Par ailleurs, les fuites Wilileaks mentionnées antérieurement faisaient état de financements d’El Yunque vers Vox. Ce qui est d’ailleurs totalement prohibé par la loi du financement des partis politiques en Espagne.

La polémique sur l’avortement au conseil régional de Castilla y Leon

Un épisode politique ayant eu lieu à Castillo et Leon, en début d’année, est une étape de plus, pertinente. Dans cette région du centre de l’Espagne, la droite du Partido Popular et Vox gouvernent ensemble. Le vice-président du conseil régional, Juan García-Gallardo Frings, membre de Vox a exigé que la région prenne des mesures très drastiques pour lutter contre l’avortement : faire écouter à la mère les battements de cœur du fœtus et regarder une échographie 4D avant toute IVG. Des mesures défendues par Hazte Oir en son temps et par El Yunque.

Face à la pression du gouvernement socialiste espagnol, les mesures n’ont pas été mises en place, mais peuvent donner une idée de la situation si une coalition Partido Popular/Vox voit le jour en Espagne à la fin de l’année lors des prochaines législatives. C’est en tout cas, à l’heure actuelle, le scénario que l’ensemble des sondages prédisent. Les thématiques d’El Yunque pourraient être alors défendues à l’échelle nationale.

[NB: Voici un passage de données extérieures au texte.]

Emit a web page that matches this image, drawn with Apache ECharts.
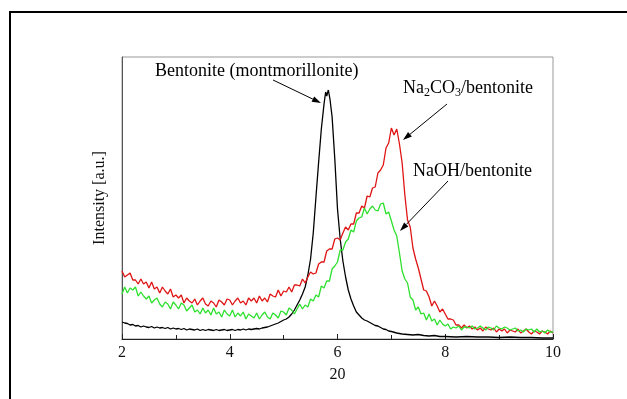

D’autant qu’un secteur du PP, le plus conservateur, avait été approché par El Yunque au début des années 2000. L’ancien ministre de l’Intérieur, le très catholique Jaime Mayor Oreja, était en contact avec la secte. Le PP était alors dans l’opposition, et la fracture avec Vox n’avait pas encore eu lieu. A l’époque, le PP était la maison commune de toutes les droites, du centrisme au radicalisme, ce qui est moins le cas aujourd’hui. D’autant plus que le potentiel Premier ministre du PP, Alberto Feijo, appartient à l’aile modérée du parti.

Cette « union des droites » au pouvoir, surtout si Vox est influencé par une organisation extérieure, ne sera pas un long fleuve tranquille et ne devrait pas apporter plus de stabilité que l’actuelle coalition gouvernementale composée des socialistes et de la gauche radicale de Podemos. Signe des temps.